◆ Problem requirements
Drop every picture. Then return, exactly, the lines from the beginning of the listing below through the one containing "220, 242, 250];".

----

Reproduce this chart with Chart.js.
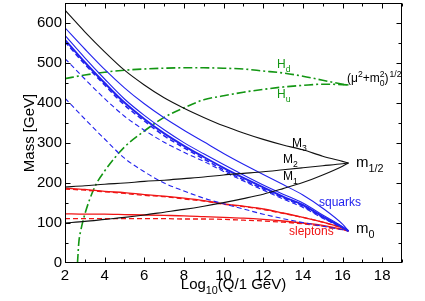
<!DOCTYPE html>
<html>
<head>
<meta charset="utf-8">
<script src="https://cdn.jsdelivr.net/npm/chart.js@4.4.1/dist/chart.umd.min.js"></script>
<style>
  html, body { margin: 0; padding: 0; background: #fff; }
</style>
</head>
<body>
<canvas id="myChart" width="425" height="301"></canvas>
<script>
// running masses vs log10(Q / 1 GeV)
const logQ = [2, 3, 4, 5, 6, 7, 8, 9, 10, 11, 12, 13, 14, 15, 16, 16.3];
const M3 = [632, 578, 528, 482, 445, 413, 387, 364, 343, 325, 309, 295, 283, 267, 254, 250];
const M2 = [190, 193, 197, 200, 204, 207, 211, 215, 220, 224, 228, 233, 238, 243, 248, 250];
const M1 = [100, 104, 109, 114, 120, 127, 134, 142, 151, 161, 172, 186, 201, 220, 242, 250];

// squarks (solid = 1st/2nd family, dashed = 3rd family)
const sqL = [588, 535, 484, 438, 398, 363, 332, 303, 274, 247, 221, 196, 170, 137, 97, 80];
const sqUR = [569, 513, 460, 410, 369, 333, 301, 273, 246, 220, 195, 172, 150, 120, 91, 80];
const sqDR = [558, 502, 450, 401, 360, 324, 293, 265, 238, 213, 189, 166, 145, 116, 89, 80];
const sbR = [553, 497, 445, 395, 355, 318, 288, 260, 233, 208, 185, 163, 142, 114, 88, 80];
const stL = [511, 460, 411, 367, 332, 302, 277, 254, 229, 205, 182, 160, 139, 112, 88, 80];
const stR = [412, 360, 310, 262, 228, 200, 180, 162, 148, 135, 122, 111, 101, 92, 83, 80];

// sleptons
const slL = [187, 184, 179, 176, 171, 167, 162, 156, 148, 142, 135, 125, 114, 102, 87, 80];
const stauL = [185, 182, 178, 174, 169, 166, 160, 155, 147, 141, 134, 124, 114, 102, 87, 80];
const slR = [123, 122, 122, 121, 120, 119, 118, 116, 114, 112, 109, 105, 100, 94, 84, 80];
const stauR = [111, 111, 111, 111, 111, 111, 110, 110, 109, 107, 105, 102, 98, 92, 83, 80];

// Higgs: (mu^2 + m_H^2)^(1/2)
const Hd = [461, 470, 477, 482, 485, 487, 488, 488, 487, 485, 480, 475, 467, 457, 447, 445];
const logQHu = [2.63, 2.7, 2.8, 3, 3.5, 4, 5, 6, 7, 8, 9, 10, 11, 12, 13, 14, 15, 16, 16.3];
const Hu = [0, 53, 82, 122, 190, 230, 290, 330, 364, 388, 408, 418, 427, 434, 440, 444, 447, 446, 445];

const BLACK = "#111";
const BLUE = "#2222ee";
const RED = "#f01414";
const GREEN = "#139613";
const FONT = "Liberation Sans, Arial, sans-serif";

function pts(xs, ys) {
  return xs.map((x, i) => ({ x: x, y: ys[i] }));
}

function line(data, color, width, dash) {
  return {
    data: pts(data[0], data[1]),
    borderColor: color,
    borderWidth: width,
    borderDash: dash || [],
    pointRadius: 0,
    showLine: true,
    fill: false,
    cubicInterpolationMode: "monotone"
  };
}

function rich(ctx, x, y, parts, size) {
  // parts: [text, "n" | "sub" | "sup"]
  parts.forEach(p => {
    let s = size, dy = 0;
    if (p[1] === "sub") { s = size * 0.72; dy = size * 0.3; }
    if (p[1] === "sup") { s = size * 0.72; dy = -size * 0.42; }
    ctx.font = s + "px " + FONT;
    ctx.fillText(p[0], x, y + dy);
    x += ctx.measureText(p[0]).width;
  });
  return x;
}

function richWidth(ctx, parts, size) {
  let w = 0;
  parts.forEach(p => {
    const s = p[1] === "n" ? size : size * 0.72;
    ctx.font = s + "px " + FONT;
    w += ctx.measureText(p[0]).width;
  });
  return w;
}

const decor = {
  id: "decor",
  afterDraw(chart) {
    const { ctx, chartArea: a, scales: { x, y } } = chart;
    ctx.save();
    ctx.strokeStyle = "#000";
    ctx.lineWidth = 1;
    const L = Math.round(a.left) + 0.5, R = Math.round(a.right) - 0.5;
    const T = Math.round(a.top) + 0.5, B = Math.round(a.bottom) - 0.5;
    ctx.strokeRect(L, T, R - L, B - T);

    // inward ticks
    ctx.beginPath();
    for (let v = 2; v <= 19; v++) {
      const px = Math.round(x.getPixelForValue(v)) + 0.5;
      const len = v % 2 === 0 ? 5 : 3;
      ctx.moveTo(px, B); ctx.lineTo(px, B - len);
      ctx.moveTo(px, T); ctx.lineTo(px, T + len);
    }
    for (let v = 50; v <= 600; v += 50) {
      const py = Math.round(y.getPixelForValue(v)) + 0.5;
      const len = v % 100 === 0 ? 5 : 3;
      ctx.moveTo(L, py); ctx.lineTo(L + len, py);
      ctx.moveTo(R, py); ctx.lineTo(R - len, py);
    }
    ctx.stroke();

    // axis titles
    ctx.fillStyle = "#000";
    ctx.textBaseline = "alphabetic";
    ctx.save();
    ctx.translate(34, (a.top + a.bottom) / 2);
    ctx.rotate(-Math.PI / 2);
    ctx.textAlign = "center";
    ctx.font = "15px " + FONT;
    ctx.fillText("Mass [GeV]", 0, 0);
    ctx.restore();

    ctx.textAlign = "left";
    const xt = [["Log", "n"], ["10", "sub"], ["(Q/1 GeV)", "n"]];
    const w = richWidth(ctx, xt, 15);
    rich(ctx, (a.left + a.right) / 2 - w / 2, 289, xt, 15);

    // curve labels
    ctx.fillStyle = "#000";
    rich(ctx, 292, 147, [["M", "n"], ["3", "sub"]], 12);
    rich(ctx, 283, 163, [["M", "n"], ["2", "sub"]], 12);
    rich(ctx, 283, 180, [["M", "n"], ["1", "sub"]], 12);
    rich(ctx, 356, 167, [["m", "n"], ["1/2", "sub"]], 15);
    rich(ctx, 356, 233, [["m", "n"], ["0", "sub"]], 15);
    rich(ctx, 347, 82, [["(\u03bc", "n"], ["2", "sup"], ["+m", "n"], ["0", "sub"]], 12);
    ctx.font = "12px " + FONT;
    let xx = 347 + richWidth(ctx, [["(\u03bc", "n"], ["2", "sup"], ["+m", "n"]], 12);
    ctx.font = (12 * 0.72) + "px " + FONT;
    ctx.fillText("2", xx, 82 - 12 * 0.42);
    xx += ctx.measureText("0").width;
    xx = rich(ctx, xx, 82, [[")", "n"]], 12);
    rich(ctx, xx + 1, 82, [["1/2", "sup"]], 12);

    ctx.fillStyle = BLUE;
    rich(ctx, 319, 206, [["squarks", "n"]], 12);
    ctx.fillStyle = RED;
    rich(ctx, 289, 235, [["sleptons", "n"]], 12);
    ctx.fillStyle = GREEN;
    rich(ctx, 277, 68, [["H", "n"], ["d", "sub"]], 12);
    rich(ctx, 277, 98, [["H", "n"], ["u", "sub"]], 12);
    ctx.restore();
  }
};

const dashQ = [5, 3];
const dashDot = [9, 3, 2, 3];

const myChart = new Chart(document.getElementById("myChart"), {
  type: "scatter",
  data: {
    datasets: [
      line([logQ, M3], BLACK, 1.1),
      line([logQ, M2], BLACK, 1.1),
      line([logQ, M1], BLACK, 1.1),
      line([logQ, sqL], BLUE, 1.1),
      line([logQ, sqUR], BLUE, 1.1),
      line([logQ, sqDR], BLUE, 2),
      line([logQ, sbR], BLUE, 1.5, dashQ),
      line([logQ, stL], BLUE, 1.1, dashQ),
      line([logQ, stR], BLUE, 1.1, dashQ),
      line([logQ, slL], RED, 1.3),
      line([logQ, stauL], RED, 1.3, dashQ),
      line([logQ, slR], RED, 1.3),
      line([logQ, stauR], RED, 1.3, dashQ),
      line([logQ, Hd], GREEN, 1.6, dashDot),
      line([logQHu, Hu], GREEN, 1.6, dashDot)
    ]
  },
  options: {
    responsive: false,
    animation: false,
    layout: { padding: { top: 3, right: 23, left: 0, bottom: 0 } },
    plugins: { legend: { display: false }, tooltip: { enabled: false } },
    scales: {
      x: {
        type: "linear",
        min: 2,
        max: 19,
        grid: { display: false, drawTicks: false },
        border: { display: false },
        afterFit: s => { s.height = 38; s.paddingLeft = 0; s.paddingRight = 0; },
        ticks: {
          stepSize: 1,
          autoSkip: false,
          maxRotation: 0,
          padding: 4,
          color: "#000",
          font: { family: FONT, size: 15 },
          callback: v => (v % 2 === 0 ? v : "")
        }
      },
      y: {
        min: 0,
        max: 650,
        grid: { display: false, drawTicks: false },
        border: { display: false },
        afterFit: s => { s.width = 65; s.paddingTop = 0; s.paddingBottom = 0; },
        ticks: {
          stepSize: 50,
          autoSkip: false,
          padding: 3,
          color: "#000",
          font: { family: FONT, size: 15 },
          callback: v => (v % 100 === 0 && v <= 600 ? v : "")
        }
      }
    }
  },
  plugins: [decor]
});
</script>
</body>
</html>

----

◆ Full response
Reproduce this chart with Chart.js.
<!DOCTYPE html>
<html>
<head>
<meta charset="utf-8">
<script src="https://cdn.jsdelivr.net/npm/chart.js@4.4.1/dist/chart.umd.min.js"></script>
<style>
  html, body { margin: 0; padding: 0; background: #fff; }
</style>
</head>
<body>
<canvas id="myChart" width="425" height="301"></canvas>
<script>
// running masses vs log10(Q / 1 GeV)
const logQ = [2, 3, 4, 5, 6, 7, 8, 9, 10, 11, 12, 13, 14, 15, 16, 16.3];
const M3 = [632, 578, 528, 482, 445, 413, 387, 364, 343, 325, 309, 295, 283, 267, 254, 250];
const M2 = [190, 193, 197, 200, 204, 207, 211, 215, 220, 224, 228, 233, 238, 243, 248, 250];
const M1 = [100, 104, 109, 114, 120, 127, 134, 142, 151, 161, 172, 186, 201, 220, 242, 250];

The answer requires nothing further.